The Bowl has always been notorious for poor communication with the public (with the exception of the snow phone updated daily), but it seems like there’s been a conscious effort to improve that starting this season?
Absolutely. We know we’ve been lacking in that, and we definitely heard the public say they wanted more communication. We’re doing our best to abide by that.
In that vein, why did the Bowl sell discounted season passes in the spring with a non-refundable deposit, without disclosing what the full price of passes would be?
That’s industry standard for resorts not to be able to set their pass and ticket prices until the fall, because they don’t know what their insurance costs are going to be. And with inflation, insurance rates were skyrocketing; a lot of small resorts have had to close because of insurance pricing. But we want to be able to give people an opportunity to get a discount on their season passes through a spring sale with deposits.
There are accusations that the management doesn’t take criticism well, including an incident in 2012 of refusing to sell a season pass to a longtime passholder after he brought up safety concerns. What’s up with that?
I think if our management didn’t take criticism well, we wouldn’t have implemented the changes that we did this year. We do listen to the public and we take that into account when we’re looking at changing policies and plans.
What can skiers expect this season in terms of base area lines and parking?
We know that there are days in the past when our lines were horrendous. We’ve updated our ticket system to a scanner instead of having to call your pass number out to the checker, which will make things move much faster.
In terms of parking: carpool, carpool, carpool. Save your gas money, save the planet, and drive with your friends. We’re in a tough situation with our parking lot in that there’s no possible way to expand. [Currently, a shuttle bus operates Saturday and Sunday, going up at 8:45am and back down at 4:15pm.] Back in the 2010 era, we’d offered more of a shuttle system. But no one used it—which makes it hard to bring it back. So it’s just finding that middle ground of maybe adding more times on the weekend and going from there.
Sooooo, it’s been a dry early season. What’s the status on opening more of the mountain?
We’re going to try to offer as much as we safely can to the community while we wait for Mother Nature to fill in the rest, even if it’s just running the rope tow and opening up our ski shop and bar.
Anything you want the backcountry community to know?

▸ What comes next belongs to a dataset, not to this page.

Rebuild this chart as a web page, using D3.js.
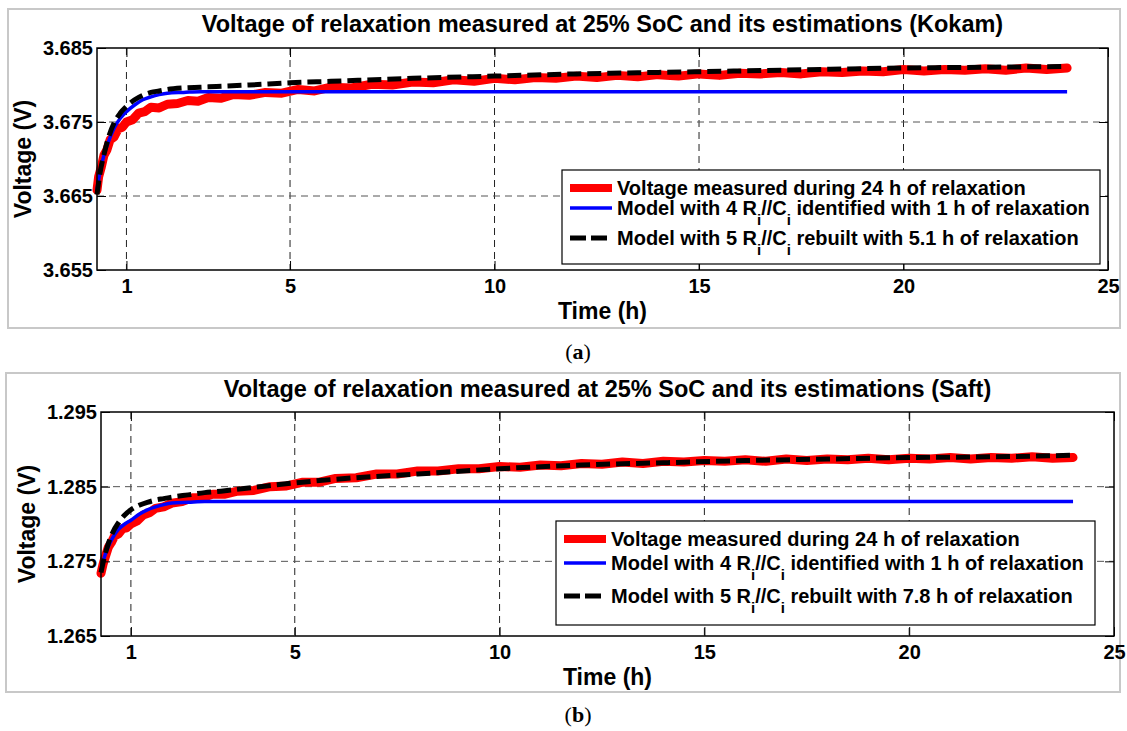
<!DOCTYPE html>
<html><head><meta charset="utf-8">
<script src="https://cdn.jsdelivr.net/npm/d3@7"></script>
<style>body{margin:0;background:#fff}svg{display:block}</style>
</head><body><svg id="c" width="1127" height="731"></svg>
<script>
// ---------- data ----------
const xTickValues = [1, 5, 10, 15, 20, 25];
const yTicksA = [3.655, 3.665, 3.675, 3.685];
const yTicksB = [1.265, 1.275, 1.285, 1.295];

const titleA = "Voltage of relaxation measured at 25% SoC and its estimations (Kokam)";
const titleB = "Voltage of relaxation measured at 25% SoC and its estimations (Saft)";
const legendA = ["Voltage measured during 24 h of relaxation",
  "Model with 4 R_i//C_i identified with 1 h of relaxation",
  "Model with 5 R_i//C_i rebuilt with 5.1 h of relaxation"];
const legendB = ["Voltage measured during 24 h of relaxation",
  "Model with 4 R_i//C_i identified with 1 h of relaxation",
  "Model with 5 R_i//C_i rebuilt with 7.8 h of relaxation"];

const timeMeasA = [0.28,0.32,0.38,0.45,0.52,0.6,0.7,0.8,0.9,1.0,1.15,1.3,1.45,1.6,1.8,2.0,2.25,2.5,2.75,3.0,3.3,3.6,4.0,4.4,4.8,5.2,5.6,6.0,6.5,7.0,7.5,8.0,8.5,9.0,9.5,10,10.5,11,11.5,12,12.5,13,13.5,14,14.5,15,15.5,16,16.5,17,17.5,18,18.5,19,19.5,20,20.5,21,21.5,22,22.5,23,23.5,24];
const measuredA = [3.6658,3.6676,3.6688,3.6705,3.6712,3.6726,3.6730,3.6741,3.6743,3.6750,3.6753,3.6762,3.6764,3.6770,3.6769,3.6774,3.6775,3.6779,3.6778,3.6783,3.6782,3.6787,3.6786,3.6790,3.6789,3.6794,3.6792,3.6797,3.6796,3.6801,3.6800,3.6804,3.6803,3.6807,3.6805,3.6809,3.6807,3.6810,3.6809,3.6812,3.6810,3.6813,3.6811,3.6814,3.6812,3.6815,3.6813,3.6816,3.6815,3.6817,3.6815,3.6818,3.6817,3.6819,3.6818,3.6821,3.6819,3.6821,3.6820,3.6822,3.6820,3.6823,3.6821,3.6823];
const timeModelA = [0.28,0.35,0.45,0.55,0.7,0.85,1.0,1.2,1.4,1.6,1.8,2.0,2.4,2.8,3.2,4,5,6,8,10,12,14,16,18,20,22,24];
const model4A = [3.6658,3.6682,3.6705,3.6722,3.6742,3.6755,3.6764,3.6773,3.6780,3.6784,3.6787,3.6789,3.6790,3.6791,3.6791,3.6791,3.6791,3.6791,3.6791,3.6791,3.6791,3.6791,3.6791,3.6791,3.6791,3.6791,3.6791];
const model5A = [3.6652,3.6680,3.6706,3.6727,3.6749,3.6762,3.6771,3.6780,3.6786,3.6790,3.6792,3.6794,3.6796,3.6797,3.6798,3.6800,3.6803,3.6805,3.6809,3.6812,3.6815,3.6817,3.6819,3.6821,3.6823,3.6824,3.6825];

const timeMeasB = [0.27,0.32,0.38,0.45,0.52,0.6,0.7,0.8,0.9,1.0,1.15,1.3,1.45,1.6,1.8,2.0,2.25,2.5,2.75,3.0,3.3,3.6,4.0,4.4,4.8,5.2,5.6,6.0,6.5,7.0,7.5,8.0,8.5,9.0,9.5,10,10.5,11,11.5,12,12.5,13,13.5,14,14.5,15,15.5,16,16.5,17,17.5,18,18.5,19,19.5,20,20.5,21,21.5,22,22.5,23,23.5,24];
const measuredB = [1.2734,1.2746,1.2757,1.2769,1.2775,1.2784,1.2787,1.2794,1.2795,1.2800,1.2804,1.2812,1.2815,1.2821,1.2823,1.2828,1.2830,1.2835,1.2835,1.2840,1.2840,1.2844,1.2845,1.2850,1.2851,1.2856,1.2856,1.2861,1.2862,1.2867,1.2867,1.2871,1.2871,1.2874,1.2874,1.2877,1.2876,1.2879,1.2878,1.2881,1.2880,1.2883,1.2881,1.2884,1.2883,1.2885,1.2884,1.2886,1.2884,1.2887,1.2885,1.2887,1.2886,1.2888,1.2886,1.2888,1.2887,1.2889,1.2887,1.2889,1.2888,1.2890,1.2888,1.2889];
const timeModelB = [0.27,0.35,0.45,0.55,0.7,0.85,1.0,1.2,1.4,1.6,1.8,2.0,2.4,2.8,3.2,4,5,6,8,10,12,14,16,18,20,22,24];
const model4B = [1.2738,1.2755,1.2770,1.2781,1.2793,1.2800,1.2805,1.2813,1.2819,1.2823,1.2826,1.2828,1.2829,1.2830,1.2830,1.2830,1.2830,1.2830,1.2830,1.2830,1.2830,1.2830,1.2830,1.2830,1.2830,1.2830,1.2830];
const model5B = [1.2735,1.2755,1.2774,1.2788,1.2802,1.2812,1.2819,1.2825,1.2829,1.2832,1.2834,1.2836,1.2839,1.2842,1.2844,1.2849,1.2855,1.2860,1.2867,1.2874,1.2879,1.2882,1.2885,1.2887,1.2889,1.2890,1.2892];

// ---------- drawing ----------
const svg = d3.select("#c");
const FONT = "'Liberation Sans', Arial, sans-serif";

function drawPanel(p) {
  const g = svg.append("g");
  g.append("rect").attr("x", p.frame[0]).attr("y", p.frame[1])
    .attr("width", p.frame[2] - p.frame[0]).attr("height", p.frame[3] - p.frame[1])
    .attr("fill", "none").attr("stroke", "#c8c8c8").attr("stroke-width", 2);

  const x = d3.scaleLinear().domain(p.xDomain).range([p.l, p.r]);
  const y = d3.scaleLinear().domain(p.yDomain).range([p.b, p.t]);

  g.append("g").selectAll("line").data(xTickValues.filter(v => v > p.xDomain[0] && v < p.xDomain[1]))
    .join("line").attr("x1", d => x(d)).attr("x2", d => x(d)).attr("y1", p.t).attr("y2", p.b)
    .attr("stroke", "#222").attr("stroke-width", 1).attr("stroke-dasharray", "7,5");
  g.append("g").selectAll("line").data(p.yTicks.filter(v => v > p.yDomain[0] && v < p.yDomain[1]))
    .join("line").attr("y1", d => y(d)).attr("y2", d => y(d)).attr("x1", p.l).attr("x2", p.r)
    .attr("stroke", "#555").attr("stroke-width", 1).attr("stroke-dasharray", "7,5");

  const line = d3.line().x(d => x(d[0])).y(d => y(d[1]));
  const smooth = d3.line().x(d => x(d[0])).y(d => y(d[1])).curve(d3.curveMonotoneX);
  g.append("path").datum(d3.zip(p.tMeas, p.meas)).attr("d", line)
    .attr("fill", "none").attr("stroke", "#ff0000").attr("stroke-width", 9)
    .attr("stroke-linejoin", "round").attr("stroke-linecap", "round");
  g.append("path").datum(d3.zip(p.tModel, p.m4)).attr("d", smooth)
    .attr("fill", "none").attr("stroke", "#0000ff").attr("stroke-width", 3.5);
  g.append("path").datum(d3.zip(p.tModel, p.m5)).attr("d", smooth)
    .attr("fill", "none").attr("stroke", "#000").attr("stroke-width", 5)
    .attr("stroke-dasharray", "14,6");

  const fmtX = d3.format("d"), fmtY = d3.format(".3f");
  const ax = g.append("g").attr("transform", `translate(0,${p.b})`)
    .call(d3.axisBottom(x).tickValues(xTickValues).tickSizeInner(-9).tickSizeOuter(0).tickPadding(9).tickFormat(fmtX));
  const at = g.append("g").attr("transform", `translate(0,${p.t})`)
    .call(d3.axisTop(x).tickValues(xTickValues).tickSizeInner(-9).tickSizeOuter(0).tickFormat(""));
  const ay = g.append("g").attr("transform", `translate(${p.l},0)`)
    .call(d3.axisLeft(y).tickValues(p.yTicks).tickSizeInner(-9).tickSizeOuter(0).tickPadding(4).tickFormat(fmtY));
  const ar = g.append("g").attr("transform", `translate(${p.r},0)`)
    .call(d3.axisRight(y).tickValues(p.yTicks).tickSizeInner(-9).tickSizeOuter(0).tickFormat(""));
  [ax, at, ay, ar].forEach(a => {
    a.select(".domain").remove();
    a.selectAll(".tick line").attr("stroke", "#000").attr("stroke-width", 1);
    a.selectAll("text").attr("font-family", FONT).attr("font-size", 20)
      .attr("font-weight", "bold").attr("fill", "#000");
  });

  const lg = g.append("g");
  lg.append("rect").attr("x", p.leg[0]).attr("y", p.leg[1])
    .attr("width", p.leg[2] - p.leg[0]).attr("height", p.leg[3] - p.leg[1])
    .attr("fill", "#fff").attr("stroke", "#000").attr("stroke-width", 1.2);
  const styles = [
    {c: "#ff0000", w: 8, dash: null},
    {c: "#0000ff", w: 3.5, dash: null},
    {c: "#000", w: 5, dash: "16,5"}];
  p.legend.forEach((txt, i) => {
    const by = p.legRows[i];
    const s = styles[i];
    lg.append("line").attr("x1", p.leg[0] + 8).attr("x2", p.leg[0] + 50)
      .attr("y1", by - 7).attr("y2", by - 7)
      .attr("stroke", s.c).attr("stroke-width", s.w).attr("stroke-dasharray", s.dash);
    const t = lg.append("text").attr("x", p.leg[0] + 55).attr("y", by)
      .attr("font-family", FONT).attr("font-size", 20).attr("font-weight", "bold");
    const parts = txt.split("_i");
    parts.forEach((part, k) => {
      t.append("tspan").attr("dy", k === 0 ? 0 : -10).text(part);
      if (k < parts.length - 1) {
        t.append("tspan").attr("dy", 10).attr("font-size", 15).text("i");
      }
    });
  });

  g.append("rect").attr("x", p.l).attr("y", p.t).attr("width", p.r - p.l).attr("height", p.b - p.t)
    .attr("fill", "none").attr("stroke", "#000").attr("stroke-width", 1.5);

  g.append("text").attr("x", (p.l + p.r) / 2).attr("y", p.titleY).attr("text-anchor", "middle")
    .attr("font-family", FONT).attr("font-size", 23.5).attr("font-weight", "bold").text(p.title);
  g.append("text").attr("x", (p.l + p.r) / 2).attr("y", p.b + 49).attr("text-anchor", "middle")
    .attr("font-family", FONT).attr("font-size", 23).attr("font-weight", "bold").text("Time (h)");
  g.append("text").attr("transform", `translate(${p.yLabelX},${(p.t + p.b) / 2}) rotate(-90)`)
    .attr("text-anchor", "middle")
    .attr("font-family", FONT).attr("font-size", 23).attr("font-weight", "bold").text("Voltage (V)");

  const cap = g.append("text").attr("x", 578).attr("y", p.capY).attr("text-anchor", "middle")
    .attr("font-family", "'Liberation Serif', 'DejaVu Serif', serif").attr("font-size", 22);
  cap.append("tspan").text("(");
  cap.append("tspan").attr("font-weight", "bold").text(p.capLetter);
  cap.append("tspan").text(")");
}

drawPanel({
  frame: [8, 9, 1120, 328], l: 97, r: 1108, t: 48, b: 270,
  xDomain: [0.28, 25], yDomain: [3.655, 3.685], yTicks: yTicksA,
  tMeas: timeMeasA, meas: measuredA, tModel: timeModelA, m4: model4A, m5: model5A,
  leg: [562, 170, 1100, 264], legRows: [195, 215, 245], legend: legendA,
  title: titleA, titleY: 32, yLabelX: 31, capY: 359, capLetter: "a"
});
drawPanel({
  frame: [6, 373, 1120, 692], l: 101, r: 1114, t: 412, b: 636,
  xDomain: [0.27, 25], yDomain: [1.265, 1.295], yTicks: yTicksB,
  tMeas: timeMeasB, meas: measuredB, tModel: timeModelB, m4: model4B, m5: model5B,
  leg: [556, 521, 1095, 625], legRows: [546, 570, 603], legend: legendB,
  title: titleB, titleY: 397, yLabelX: 35, capY: 722, capLetter: "b"
});
</script></body></html>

Yes, please stick to our uphill policy, which is to access through Lot 2 during non-operating hours. That’s not to make our backcountry users suffer, it’s for safety. Right now we have snow machines all over the base area, snowmaking equipment with electrical wires and high pressure hoses running off it—stuff that it’s not safe to ski over the top of. As long as our temperatures are low, we’re going to be blowing as much snow as we can to get ready to open. We are all for the public utilizing our public lands, we just have to make sure they’re safe and using that uphill route.